Lastly, we note that the admonishments that conclude the covenant at Sinai, towards the end of the book of Leviticus, end on an optimistic note: the exiles will submit to the Lord and confess, then the Lord will remember them and redeem them (Lev. 26:40-45). It might appear that this is not the case with the admonishments in this week's reading, which conclude with the degradation of slavery in exile (Deut. 28:68). However, this is only seemingly so, because after the verse about "concealed acts" (Deut. 29:28), which as we have seen is part of the covenant, comes the response (30:1-10), which is the sequel to the admonishment: after Israel in exile turns its heart back to the Lord, the Lord will return to them[7], bring them back to the land, and renew the covenant with them.

[1] Midrash Tanhuma (Nitzavim 3; Buber ed., Nitzavim 6.25a) ascribes suspension of the covenant to the sin of the golden calf. Midrash Tanhuma lists three covenants: in Egypt (the Passover and circumcision?), at Sinai, and on the plains of Moab.

[2] From a conversation with Rabbi Joel ben-Nun, who intends to write on the subject.

[3] For a discussion of the scope of what was inscribed on the stones, cf. R. D. Z. Hoffman, Deuteronomy (Heb. trans., D. Har-Shefer), Tel Aviv 1961, pp. 33?-341.

[4] Cf. A. Zertal, "Has Joshua's Altar Been Found on Mt.
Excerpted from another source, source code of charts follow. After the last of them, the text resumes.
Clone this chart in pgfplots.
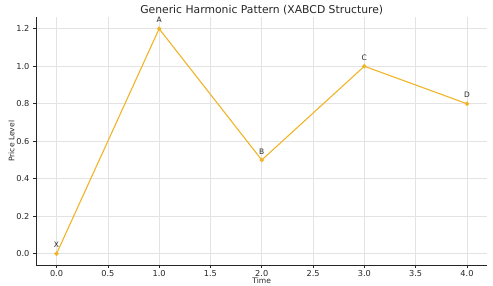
\documentclass[border=0pt]{standalone}
\usepackage{pgfplots}
\pgfplotsset{compat=1.18}
\usepackage{fontspec}
\setmainfont{DejaVu Sans}
\definecolor{linegold}{HTML}{F0B429}
\definecolor{spine}{HTML}{262626}
\begin{document}
\begin{tikzpicture}[x=1pt,y=1pt]
\path[use as bounding box] (-36,-21) rectangle (457,265);
\begin{axis}[
  at={(0,0)}, anchor=south west,
  scale only axis, width=451.5pt, height=247.5pt,
  xmin=-0.2, xmax=4.2, ymin=-0.06, ymax=1.26,
  axis lines=left, axis line style={-, spine, line width=0.7pt},
  xtick={0,0.5,...,4}, ytick={0,0.2,...,1.2},
  xticklabels={0.0,0.5,1.0,1.5,2.0,2.5,3.0,3.5,4.0},
  yticklabels={0.0,0.2,0.4,0.6,0.8,1.0,1.2},
  tick align=outside, major tick length=3pt,
  tick style={spine, line width=0.6pt},
  grid=major, grid style={gray!22, line width=0.5pt},
  ticklabel style={font=\fontsize{8.2}{9}\selectfont, text=spine},
  xticklabel style={yshift=1pt},
  /pgf/number format/assume math mode=true,
  title={Generic Harmonic Pattern (XABCD Structure)},
  title style={font=\fontsize{10.8}{12}\selectfont, text=spine, at={(0.5,1)}, anchor=south, yshift=-7pt},
  xlabel={Time}, ylabel={Price Level},
  label style={font=\fontsize{7.6}{8}\selectfont, text=spine},
  xlabel style={yshift=5.5pt},
  ylabel style={yshift=-5pt},
  clip=false,
]
\addplot[linegold, line width=1.1pt, mark=*, mark size=1.6pt, mark options={fill=linegold, draw=linegold},
  nodes near coords, point meta=explicit symbolic,
  nodes near coords style={font=\fontsize{7.5}{8}\selectfont, text=spine, anchor=south, yshift=2pt}]
  coordinates {(0,0)[X] (1,1.2)[A] (2,0.5)[B] (3,1.0)[C] (4,0.8)[D]};
\end{axis}
\end{tikzpicture}
\end{document}
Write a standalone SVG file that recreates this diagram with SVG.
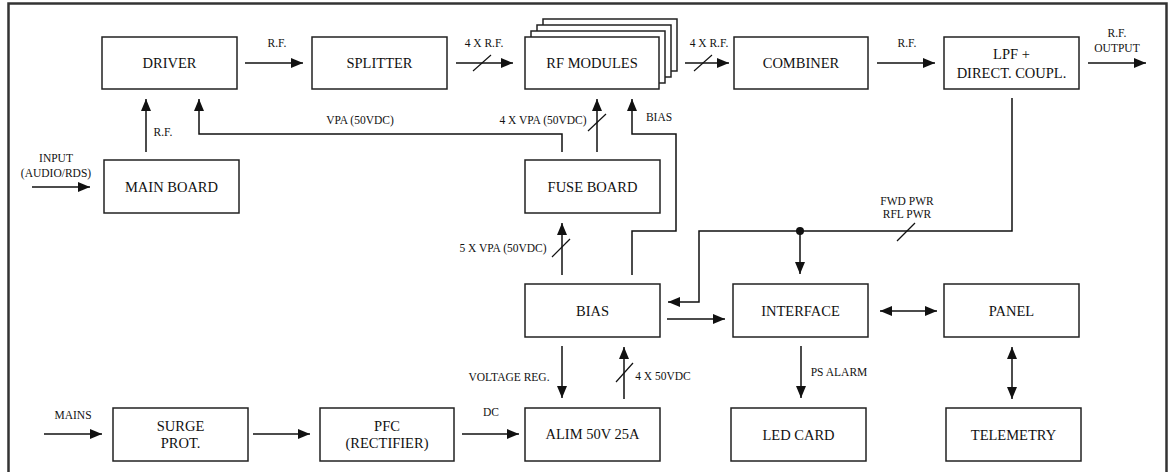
<svg xmlns="http://www.w3.org/2000/svg" width="1172" height="472" viewBox="0 0 1172 472">
<defs>
<marker id="ah" viewBox="0 0 12 10" refX="12" refY="5" markerWidth="12" markerHeight="10" markerUnits="userSpaceOnUse" orient="auto-start-reverse"><path d="M0,0 L12,5 L0,10 z" fill="#111"/></marker>
<style>
.box{fill:#fff;stroke:#222;stroke-width:1.5}
.bt{font-family:'Liberation Serif','Times New Roman',serif;font-size:14.5px;fill:#111;text-anchor:middle;dominant-baseline:central}
.lb{font-family:'Liberation Serif','Times New Roman',serif;font-size:11.5px;fill:#111;text-anchor:middle;dominant-baseline:central}
.ar{fill:none;stroke:#111;stroke-width:1.5;marker-end:url(#ah)}
.bi{fill:none;stroke:#111;stroke-width:1.5;marker-end:url(#ah);marker-start:url(#ah)}
.sl{stroke:#111;stroke-width:1.2}
</style>
</defs>
<rect x="0" y="0" width="1172" height="472" fill="#fff"/>
<rect x="8.5" y="3.5" width="1158" height="475" fill="none" stroke="#333" stroke-width="2.5"/>

<g id="driver"><rect class="box" x="102" y="37" width="135" height="52"/><text class="bt" x="169.5" y="63">DRIVER</text></g>
<g id="splitter"><rect class="box" x="312" y="37" width="135" height="52"/><text class="bt" x="379.5" y="63">SPLITTER</text></g>
<g id="rf-modules">
<rect class="box" x="543" y="19" width="134" height="52"/>
<rect class="box" x="537" y="25" width="134" height="52"/>
<rect class="box" x="531" y="31" width="134" height="52"/>
<rect class="box" x="525" y="37" width="134" height="52"/>
<text class="bt" x="592" y="63">RF MODULES</text></g>
<g id="combiner"><rect class="box" x="734" y="37" width="134" height="52"/><text class="bt" x="801" y="63">COMBINER</text></g>
<g id="lpf"><rect class="box" x="944" y="37" width="135" height="52"/><text class="bt" x="1011.5" y="54">LPF +</text><text class="bt" x="1011.5" y="73">DIRECT. COUPL.</text></g>
<g id="main-board"><rect class="box" x="104" y="160" width="135" height="53"/><text class="bt" x="171.5" y="187">MAIN BOARD</text></g>
<g id="fuse-board"><rect class="box" x="525" y="160" width="135" height="53"/><text class="bt" x="592.5" y="187">FUSE BOARD</text></g>
<g id="bias"><rect class="box" x="525" y="284" width="135" height="53"/><text class="bt" x="592.5" y="311">BIAS</text></g>
<g id="interface"><rect class="box" x="733" y="284" width="135" height="53"/><text class="bt" x="800.5" y="311">INTERFACE</text></g>
<g id="panel"><rect class="box" x="944" y="284" width="135" height="53"/><text class="bt" x="1011.5" y="311">PANEL</text></g>
<g id="surge"><rect class="box" x="113" y="408" width="135" height="53"/><text class="bt" x="180.5" y="426">SURGE</text><text class="bt" x="180.5" y="443">PROT.</text></g>
<g id="pfc"><rect class="box" x="320" y="408" width="134" height="53"/><text class="bt" x="387" y="426">PFC</text><text class="bt" x="387" y="443">(RECTIFIER)</text></g>
<g id="alim"><rect class="box" x="525" y="408" width="135" height="53"/><text class="bt" x="592.5" y="434">ALIM 50V 25A</text></g>
<g id="led-card"><rect class="box" x="731" y="408" width="135" height="53"/><text class="bt" x="798.5" y="435">LED CARD</text></g>
<g id="telemetry"><rect class="box" x="946" y="408" width="135" height="53"/><text class="bt" x="1013.5" y="435">TELEMETRY</text></g>

<g id="connectors">
<line class="ar" x1="245" y1="63" x2="303" y2="63"/>
<text class="lb" x="277" y="43">R.F.</text>
<line class="ar" x1="456" y1="63" x2="513" y2="63"/>
<line class="sl" x1="473" y1="71" x2="491" y2="55"/>
<text class="lb" x="484" y="43">4 X R.F.</text>
<line class="ar" x1="685" y1="63" x2="729" y2="63"/>
<line class="sl" x1="694" y1="71" x2="712" y2="55"/>
<text class="lb" x="709" y="43">4 X R.F.</text>
<line class="ar" x1="877" y1="63" x2="935" y2="63"/>
<text class="lb" x="907" y="43">R.F.</text>
<line class="ar" x1="1088" y1="63" x2="1146" y2="63"/>
<text class="lb" x="1117" y="33">R.F.</text>
<text class="lb" x="1117" y="48">OUTPUT</text>

<line class="ar" x1="146" y1="152" x2="146" y2="99"/>
<text class="lb" x="163" y="132">R.F.</text>
<line class="ar" x1="32" y1="187" x2="90" y2="187"/>
<text class="lb" x="56" y="158">INPUT</text>
<text class="lb" x="56" y="173">(AUDIO/RDS)</text>

<polyline class="ar" points="562,152 562,134 199,134 199,99"/>
<text class="lb" x="360" y="120">VPA (50VDC)</text>
<line class="ar" x1="597" y1="152" x2="597" y2="99"/>
<line class="sl" x1="588" y1="131" x2="606" y2="114"/>
<text class="lb" x="543" y="120">4 X VPA (50VDC)</text>
<polyline class="ar" points="632,275 632,231 676,231 676,134 632,134 632,99"/>
<text class="lb" x="659" y="117">BIAS</text>

<line class="ar" x1="562" y1="275" x2="562" y2="223"/>
<line class="sl" x1="552" y1="257" x2="570" y2="239"/>
<text class="lb" x="503" y="248">5 X VPA (50VDC)</text>

<polyline class="ar" points="1012,98 1012,231 699,231 699,302 668,302"/>
<circle cx="800" cy="231" r="4" fill="#111"/>
<line class="ar" x1="800" y1="231" x2="800" y2="274"/>
<line class="sl" x1="897" y1="241" x2="915" y2="223"/>
<text class="lb" x="907" y="201">FWD PWR</text>
<text class="lb" x="907" y="214">RFL PWR</text>

<line class="ar" x1="667" y1="319" x2="725" y2="319"/>
<line class="bi" x1="880" y1="311" x2="937" y2="311"/>
<line class="ar" x1="562" y1="346" x2="562" y2="398"/>
<text class="lb" x="509" y="377">VOLTAGE REG.</text>
<line class="ar" x1="624" y1="399" x2="624" y2="347"/>
<line class="sl" x1="616" y1="382" x2="633" y2="363"/>
<text class="lb" x="663" y="376">4 X 50VDC</text>
<line class="ar" x1="801" y1="346" x2="801" y2="398"/>
<text class="lb" x="839" y="372">PS ALARM</text>
<line class="bi" x1="1012" y1="347" x2="1012" y2="399"/>

<line class="ar" x1="462" y1="434" x2="519" y2="434"/>
<text class="lb" x="491" y="412">DC</text>
<line class="ar" x1="253" y1="434" x2="310" y2="434"/>
<line class="ar" x1="44" y1="434" x2="102" y2="434"/>
<text class="lb" x="73" y="415">MAINS</text>
</g>
</svg>
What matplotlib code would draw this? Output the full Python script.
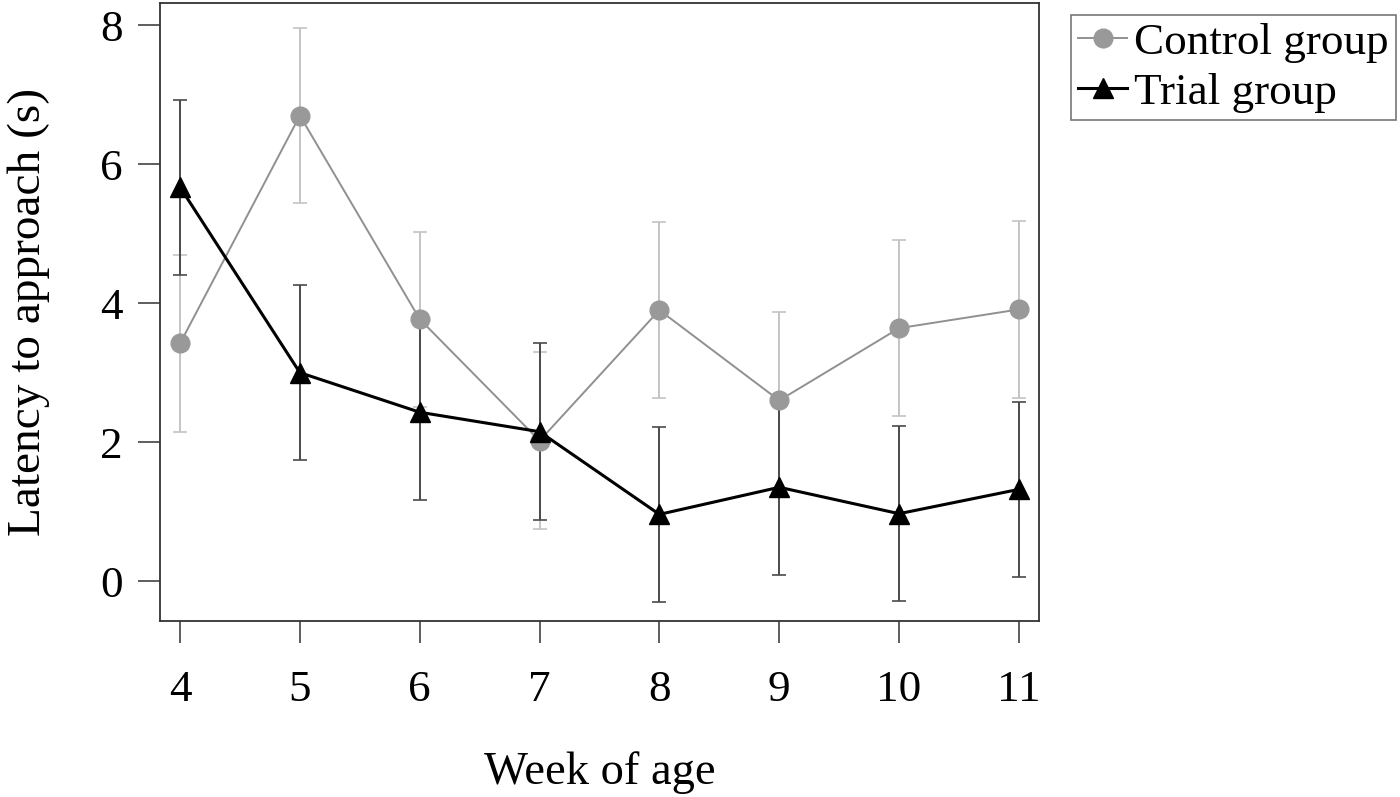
import matplotlib
matplotlib.use("Agg")
from matplotlib import pyplot as plt

plt.rcParams["font.family"] = ["Liberation Serif", "DejaVu Serif"]

weeks = [4, 5, 6, 7, 8, 9, 10, 11]
control_mean = [3.42, 6.70, 3.77, 2.02, 3.90, 2.60, 3.64, 3.91]
control_se = [1.27, 1.26, 1.26, 1.27, 1.27, 1.27, 1.27, 1.27]
trial_mean = [5.67, 3.00, 2.43, 2.15, 0.96, 1.35, 0.97, 1.32]
trial_se = [1.26, 1.26, 1.26, 1.27, 1.26, 1.26, 1.26, 1.26]

fig = plt.figure(figsize=(14, 7.97), dpi=100)
ax = fig.add_axes([0.1143, 0.2208, 0.6278, 0.7754])

ax.errorbar(weeks, control_mean, yerr=control_se, fmt="none", ecolor="#c4c4c4",
            elinewidth=1.4, capsize=5, capthick=1.2, zorder=1)
ax.errorbar(weeks, trial_mean, yerr=trial_se, fmt="none", ecolor="#4a4a4a",
            elinewidth=1.4, capsize=5, capthick=1.2, zorder=2)
ax.plot(weeks, control_mean, color="#909090", lw=1.4, marker="o", ms=13.5,
        mfc="#999999", mec="#999999", label="Control group", zorder=3)
ax.plot(weeks, trial_mean, color="black", lw=2.2, marker="^", ms=14,
        mfc="black", mec="black", label="Trial group", zorder=4)

ax.set_xlim(3.833, 11.167)
ax.set_ylim(-0.575, 8.32)
ax.set_xticks(weeks)
ax.set_yticks([0, 2, 4, 6, 8])
ax.tick_params(axis="both", direction="out", length=16, width=1.1,
               color="#333333", labelsize=32.5)
ax.tick_params(axis="x", pad=19)
ax.tick_params(axis="y", pad=11)
for s in ax.spines.values():
    s.set_color("#333333")
    s.set_linewidth(1.3)

ax.set_xlabel("Week of age", fontsize=33.5, labelpad=30)
ax.set_ylabel("Latency to approach (s)", fontsize=34, labelpad=36)

leg = fig.legend(loc="upper left", bbox_to_anchor=(0.765, 0.981), fontsize=32.5,
                 frameon=True, fancybox=False, edgecolor="#555555",
                 handlelength=1.1, handletextpad=0.15, borderpad=0.15,
                 borderaxespad=0, labelspacing=0.22)
leg.get_frame().set_linewidth(1.2)

fig.savefig("out.png", dpi=100)
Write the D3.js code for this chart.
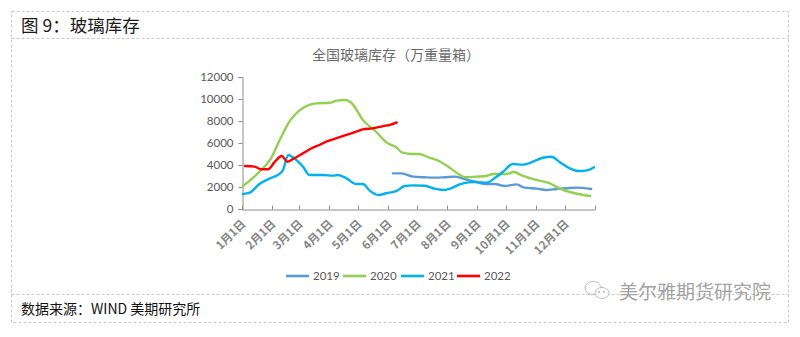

Ebal?", BAR 11,1 (1985), pp. 26-43.

[5] Did the Torah intend for the Levites to stand in between, with the two groups of tribes on eiether side, as the nature of the ceremony seems to imply and as follows from Joshua 8:33? Or were they to stand with the tribes on Mount Gerizim (Deut. 27:12) when they pronounced the statements of "cursed"?

[6] "Cursed be he who will not uphold the terms of this Teaching and observe them" indicates positive precepts and can be associated with sins done in secret since it is difficult to attest that a person has refrained from performing a positive command. Indeed, save for two exceptions, the Torah does not impose punishments on failure to perform positive commands.

[7] Deut. 30:3: "Then the Lord your G-d will restore your captivity"; cf. M. Ben-Yashar, "Shuv-Shevut," Mordechai Breuer Jubilee Volume, Jerusalem 1992, vol. 2, pp. 639-656.